Practicalities of Malicious Models

Background

leo pointing thats me This is about how I felt reading a couple of recent pieces about discovering malicious models on Huggingface.

There’s been a steady increase in the amount of posts raising awareness of malicious models, which is cool. It’s also been fun seeing some of my payloads make it into the articles. The posts offer up a lot of really good model-focused solutions to the problem of malicious models, which is great. Obviously we want to find malicious models and encourage safetensor usage.

The reality is, making a malicious model isn’t the goal - it’s just the first step. The goal is to mess with your stuff. Since its just a program, its reasonable to expect that pretty much no matter what places like HuggingFace do, there will be little malicious programs or poisoned backdoors running inside some model formats for folks to call out on their platform, probably forever.

Let’s look at some of the other ways Huggingface can make using malicious models harder:

In my original disclosure of my TTPs that allowed me to not just create malicious models, but use them practically, in bug bounty, and red teaming. I tried to focus on solutions that made life as an attacker hard by calling out all the things that made it easy. I’m less concerned with malicious models existing as I am the actual interface and user experiences that make malicious models feasible attack vectors, and not just random files in a enormous repository of models that will never get executed.

What are the things that make malicious models feasible as an attack chain?

The number one thing that makes this attack path feasible is the way that organizations in Hugging Face work.

- Organization Confusion aka namespace squatting

  • Misleading engineers into joining organizations that are not controlled by their employer, resulting in the attacker gaining read/write on all uploaded repositories.

This category of attacks is the single most effective way I’ve found to get malicious models infront of people. Here are the reasons why:

Any user, from any email domain, can create an organization with any unique name they wish: pic of org on huggingface

That user can then email anyone in that company and they will receive an email from Huggingface inviting them. pic of invite on huggingface Out goes the invite

pic of invite on huggingface and it looks very official coming from Huggingface and all, not a random gmail.

(yes, i intentionally revealed one org name and not another)

Secondly, people seem to just try to join their organizations Huggingface organizaiton, they find it on their own, and ask to join.

I let them in, and give them write permissions. Sometimes they make public or private repos. It’s alot easier to get malware in a model to execute if somebody gives you a trusted model.

Potential Solutions

  • Invite emails should originate from the user who sent them.
  • A more aggresive verification process could take place on who is allowed to originate organizations, such as requiring a matching domain email address.
  • Same session, multiple accounts. Myself and peers working this technique typically get lazy and aren’t careful about segregating our squatted organizations and email addresses. We see the same thing in truly malicious situations at my current employer.

    • This is a classic anti-abuse detection technique that could be a function of say, the threat intelligence team.

- Model Typosquatting & general watering holes

  • Other techniques for compromising pipelines via models.

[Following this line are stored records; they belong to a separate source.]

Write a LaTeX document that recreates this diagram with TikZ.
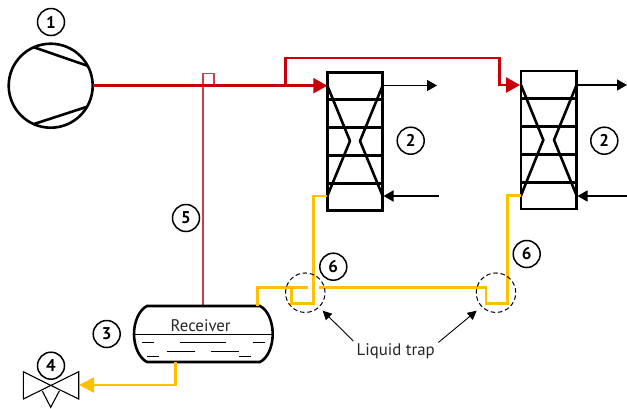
\documentclass[tikz,border=0pt]{standalone}
\usepackage{fontspec}
\setmainfont{PT Sans}
\usetikzlibrary{arrows.meta}
\definecolor{hotred}{HTML}{C8000A}
\definecolor{liq}{HTML}{FFC000}
\definecolor{thinred}{HTML}{C8404A}
\tikzset{
 x=1pt,y=-1pt,
 badge/.style={circle,draw=black,line width=1.5pt,minimum size=27pt,inner sep=0pt,fill=white,font=\fontsize{17}{17}\selectfont\bfseries},
 lbltxt/.style={inner sep=0pt,text=black!85,font=\fontsize{16.8}{17}\selectfont},
 hx/.style={draw=black,line width=2.6pt,rectangle,minimum width=55.5pt,minimum height=138pt,inner sep=0pt,outer sep=0pt},
 blk/.style={draw=black,line width=2.6pt,line join=round},
 hot/.style={draw=hotred,line width=2.6pt},
 liqline/.style={draw=liq,line width=2.6pt},
 hottip/.style={-{Triangle[length=14pt,width=15pt,fill=hotred]}},
 liqtip/.style={-{Triangle[length=15pt,width=15pt,fill=liq]}},
 thinarrow/.style={draw=black,line width=1.4pt,-{Triangle[length=10pt,width=11pt]}},
 leader/.style={draw=black,line width=0.9pt,-{Triangle[length=9pt,width=9pt]}},
 trap/.style={circle,draw=black,dash pattern=on 4.5pt off 2.8pt,line width=1pt,minimum size=39.5pt,inner sep=0pt},
 liqdash/.style={draw=black,line width=1pt},
}
\begin{document}
\begin{tikzpicture}
\useasboundingbox (0,0) rectangle (627,408);
% named points
\node[circle,draw=black,line width=2.6pt,minimum size=84pt,inner sep=0pt,outer sep=0pt] (comp) at (50.7,85.7) {};
\node[hx] (hxa) at (355,141.2) {};
\node[hx] (hxb) at (548.8,139.8) {};
\coordinate (cin1) at (327.3,85.7);
\coordinate (cin2) at (520,85);
\coordinate (tee) at (285.5,85.7);
\coordinate (rt) at (203,306);
\coordinate (rb) at (175.7,362);
\coordinate (rl) at (257.7,306);
% compressor chords
\draw[blk] (34,47.3) -- (87.3,65.7);
\draw[blk] (34,124) -- (87.3,106.7);
% thin red line
\draw[draw=thinred,line width=1.1pt] (rt) -- (203,73.3) -- (214,73.3) -- (214,85.7);
% hot gas
\draw[hot,hottip] (comp.east) -- (cin1);
\draw[hot,hottip] (tee) -- (285.5,58) -- (499.5,58) -- (499.5,85) -- (cin2);
% heat exchanger internals
\foreach \y in {99.5,127.5,155.5,183.5} \draw[blk] (hxa.west |- 0,\y) -- (hxa.east |- 0,\y);
\draw[blk] (327.3,85.5) -- (350,141) -- (327.3,196);
\draw[blk] (382.7,85.5) -- (360,141) -- (382.7,196);
\foreach \y in {98.5,126.5,154.5,182.5} \draw[blk] (hxb.west |- 0,\y) -- (hxb.east |- 0,\y);
\draw[blk] (521,85) -- (543.3,140) -- (521,195.5);
\draw[blk] (576.6,85) -- (554,140) -- (576.6,195.5);
% air arrows
\coordinate (oa) at (437,85.5);
\coordinate (ia) at (438.5,196);
\coordinate (ob) at (627,85);
\coordinate (ib) at (627,196);
\draw[thinarrow] (382.7,85.5) -- (oa);
\draw[thinarrow] (ia) -- (383.5,196);
\draw[thinarrow] (576.6,85) -- (ob);
\draw[thinarrow] (ib) -- (577.5,196);
% receiver
\draw[draw=black,line width=2.6pt] (147,306) -- (260,306) .. controls (268,310) and (272.7,322) .. (272.7,334) .. controls (272.7,346) and (268,358) .. (260,362) -- (147,362) .. controls (139,358) and (134,346) .. (134,334) .. controls (134,322) and (139,310) .. (147,306) -- cycle;
\draw[draw=black,line width=1pt] (134,334) -- (272.7,334);
\foreach \a/\b/\y in {142/154/342.3,180/225.7/342.3,252.7/264.7/342.3,166.7/195/351,210.7/239.3/351,147.3/159.3/356,239/251/356}
  \draw[liqdash] (\a,\y) -- (\b,\y);
\node[lbltxt] (rtxt) at (200.7,326) {Receiver};
% valve
\coordinate (vc) at (51,385.5);
\draw[draw=black,line width=1.1pt,line join=miter] (vc) -- (23.3,371.7) -- (23.3,399) -- (78.7,371.7) -- (78.7,399) -- cycle;
\draw[draw=black,line width=1.1pt] (42.3,391) -- (50.7,407.3) -- (59.3,391);
% liquid lines
\draw[liqline,liqtip] (rb) -- (175.7,385) -- (79,385);
\draw[liqline] (rl) -- (257.7,287.3) -- (307.7,287.3);
\draw[liqline] (291.7,287.3) -- (291.7,303.3) -- (313.3,303.3) -- (313.3,196) -- (327.3,196);
\draw[liqline] (319.3,287.3) -- (486,287.3) -- (486,303.3) -- (507.3,303.3) -- (507.3,195.7) -- (521,195.7);
% traps
\node[trap] (t1) at (305.3,292.7) {};
\node[trap] (t2) at (496,292.7) {};
\node[lbltxt] (lt) at (395.7,351.7) {Liquid trap};
\coordinate (l1) at (353.3,341);
\coordinate (l2) at (438.3,342.5);
\draw[leader] (l1) -- (322.7,310.7);
\draw[leader] (l2) -- (476.7,310.7);
% badges
\node[badge] (b1) at (51,22) {1};
\node[badge] (b2a) at (410.7,140.7) {2};
\node[badge] (b2b) at (604.3,140.7) {2};
\node[badge] (b3) at (106.7,334) {3};
\node[badge] (b4) at (51,365.7) {4};
\node[badge] (b5) at (186,218) {5};
\node[badge] (b6a) at (333.3,266.7) {6};
\node[badge] (b6b) at (526.7,254) {6};
\end{tikzpicture}
\end{document}
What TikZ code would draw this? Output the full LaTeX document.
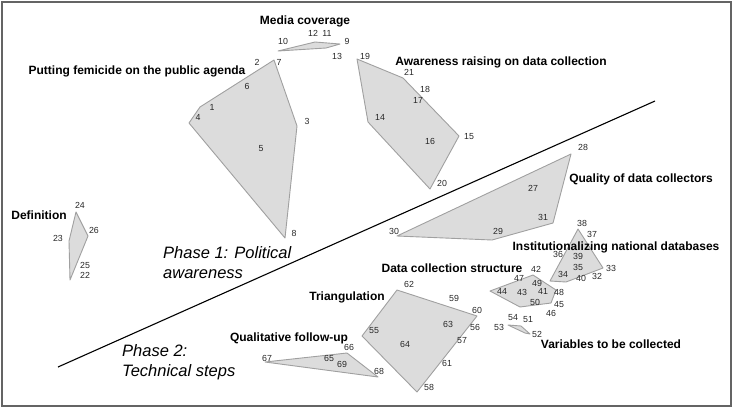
\documentclass[tikz,border=0pt]{standalone}
\usepackage{fontspec}
\setmainfont{Liberation Sans}
\begin{document}
\begin{tikzpicture}[x=1pt,y=-1pt,
  cluster/.style={fill=clfill,draw=cledge,line width=0.9pt,line join=round},
  num/.style={inner sep=0pt,font=\fontsize{8.8}{9}\selectfont,text=black!85},
  ttl/.style={inner sep=0pt,font=\fontsize{12}{13}\selectfont\bfseries},
  phase/.style={inner sep=0pt,font=\fontsize{16.5}{20.5}\selectfont\itshape,align=left,anchor=north west},
  divider/.style={line width=1.1pt,black}]
\definecolor{clfill}{RGB}{220,220,220}
\definecolor{cledge}{RGB}{160,160,160}
\definecolor{frame}{RGB}{100,100,100}
\useasboundingbox (0,0) rectangle (733,408);
\draw[frame,line width=2pt] (1.5,1.5) rectangle (731,406);

% dividing line
\coordinate (L1) at (58,367);
\coordinate (L2) at (655,101);
\draw[divider] (L1) -- (L2);

% phase labels
\node[phase] (ph1) at (163,246) {Phase 1: Political\\awareness};
\node[phase] (ph2) at (122,344) {Phase 2:\\Technical steps};

% clusters
\draw[cluster] (274,60) -- (297,126) -- (285,238) -- (189,123) -- (200,107) -- cycle;
\draw[cluster] (278,51) -- (315,42) -- (340,44) -- (326,48) -- cycle;
\draw[cluster] (357,59) -- (403,78) -- (459,136) -- (430,189) -- (368,122) -- cycle;
\draw[cluster] (76,212) -- (88,236) -- (70,280) -- (69,241) -- cycle;
\draw[cluster] (571,154) -- (553,223) -- (492,240) -- (397,236) -- cycle;
\draw[cluster] (578,229) -- (603,268) -- (566,282) -- (550,281) -- cycle;
\draw[cluster] (533,275) -- (556,290) -- (551,303) -- (520,307) -- (490,291) -- cycle;
\draw[cluster] (508,325) -- (521,326) -- (530,334) -- (525,333) -- cycle;
\draw[cluster] (397,290) -- (477,316) -- (417,392) -- (362,336) -- cycle;
\draw[cluster] (265,362) -- (347,353) -- (378,377) -- cycle;

% titles
\node[ttl] (t1) at (305,21) {Media coverage};
\node[ttl] (t2) at (137,71) {Putting femicide on the public agenda};
\node[ttl] (t3) at (501,62) {Awareness raising on data collection};
\node[ttl] (t4) at (641,179) {Quality of data collectors};
\node[ttl] (t5) at (39,215) {Definition};
\node[ttl] (t6) at (616,247) {Institutionalizing national databases};
\node[ttl] (t7) at (452,268) {Data collection structure};
\node[ttl] (t8) at (347,297) {Triangulation};
\node[ttl] (t9) at (289,338) {Qualitative follow-up};
\node[ttl] (t10) at (611,344) {Variables to be collected};

% numbers
\node[num] (n1) at (212,107) {1};
\node[num] (n2) at (257,62) {2};
\node[num] (n3) at (307,121) {3};
\node[num] (n4) at (198,117) {4};
\node[num] (n5) at (261,149) {5};
\node[num] (n6) at (247,86) {6};
\node[num] (n7) at (279,62) {7};
\node[num] (n8) at (294,233) {8};
\node[num] (n9) at (347,41) {9};
\node[num] (n10) at (283,41) {10};
\node[num] (n11) at (327,33) {11};
\node[num] (n12) at (313,33) {12};
\node[num] (n13) at (337,56) {13};
\node[num] (n14) at (380,117) {14};
\node[num] (n15) at (469,137) {15};
\node[num] (n16) at (430,141) {16};
\node[num] (n17) at (418,100) {17};
\node[num] (n18) at (425,89) {18};
\node[num] (n19) at (365,56) {19};
\node[num] (n20) at (442,183) {20};
\node[num] (n21) at (409,72) {21};
\node[num] (n22) at (85,275) {22};
\node[num] (n23) at (58,238) {23};
\node[num] (n24) at (80,205) {24};
\node[num] (n25) at (85,265) {25};
\node[num] (n26) at (94,230) {26};
\node[num] (n27) at (533,188) {27};
\node[num] (n28) at (583,147) {28};
\node[num] (n29) at (498,231) {29};
\node[num] (n30) at (394,231) {30};
\node[num] (n31) at (543,217) {31};
\node[num] (n32) at (597,276) {32};
\node[num] (n33) at (611,268) {33};
\node[num] (n34) at (563,274) {34};
\node[num] (n35) at (578,267) {35};
\node[num] (n36) at (558,254) {36};
\node[num] (n37) at (592,234) {37};
\node[num] (n38) at (582,223) {38};
\node[num] (n39) at (578,256) {39};
\node[num] (n40) at (581,278) {40};
\node[num] (n41) at (543,291) {41};
\node[num] (n42) at (536,269) {42};
\node[num] (n43) at (522,292) {43};
\node[num] (n44) at (502,291) {44};
\node[num] (n45) at (559,305) {45};
\node[num] (n46) at (551,313) {46};
\node[num] (n47) at (519,278) {47};
\node[num] (n48) at (559,292) {48};
\node[num] (n49) at (537,283) {49};
\node[num] (n50) at (535,302) {50};
\node[num] (n51) at (528,320) {51};
\node[num] (n52) at (537,334) {52};
\node[num] (n53) at (499,327) {53};
\node[num] (n54) at (513,318) {54};
\node[num] (n55) at (374,331) {55};
\node[num] (n56) at (475,327) {56};
\node[num] (n57) at (462,341) {57};
\node[num] (n58) at (429,387) {58};
\node[num] (n59) at (454,298) {59};
\node[num] (n60) at (477,310) {60};
\node[num] (n61) at (447,363) {61};
\node[num] (n62) at (409,284) {62};
\node[num] (n63) at (448,324) {63};
\node[num] (n64) at (405,344) {64};
\node[num] (n65) at (329,358) {65};
\node[num] (n66) at (349,347) {66};
\node[num] (n67) at (267,358) {67};
\node[num] (n68) at (379,371) {68};
\node[num] (n69) at (342,364) {69};
\end{tikzpicture}
\end{document}
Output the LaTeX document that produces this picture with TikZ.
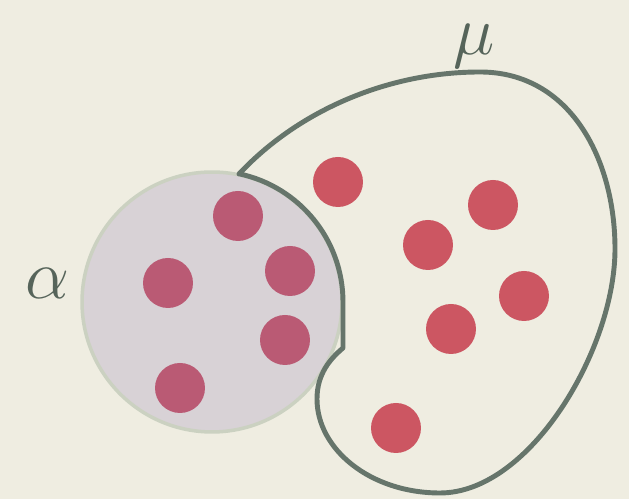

What I wrote before about typosquats holds true:

Typosquats are a pretty common technique on repositories, there is not a whole lot here notable, but I think Huggingface makes it easier to hide due to their font choices where many letters look quite similar, like 1 and l. It’s a subtle thing, but combined with the challenges in telling one user or org apart from another in a rapidly changing industry, it’s a nice bonus.

Potential Solutions

Taking lessons from attacks on software dependencies, we can look at Pypi. Going beyond malware detection, they looked to implement checks for typosquats of popular repos using logic like calculating Levenschtien distance.

There is a known typosquatting dataset for refence, showing the average distance attackers like to go for: pic of typosquat dataset

The font choice in the UI for typosquat defense is … not great in my opinion, due to the similarities between letters like i and l. There are many considerations to a font, such as accessibility, brand theme and more. This is a great resource.

What’s next?

On the Horizon, I see more attacks like what NPM experienced, in particular, takeovers of popular packages. Mandatory 2FA rolled out in a similar manner to the steps taken by NPM on popular repositories after a certain usage threshold would be a good thing. I think a lot of the ‘malicious’ packages on HF right now are bounty hunters and red teamers, truly malicious people will target existing users and replace their models because that is the most blantanly obvious way to have alot of success with this technique if ethics aren’t a concern. NPM package takeovers being such a common attack a few years ago is evidence of this.

Summary

Safe tensors is awesome, so is scanning for malicious models. But we also need to take a look at a range of factors ranging from design to product features which enable malicious models (or poisoning attacks) to be successful. Features which allow attackers to represent themselves as Huggingface or other organizations being the top priority, followed by taking lessoned learned from NPM and applying them proactively.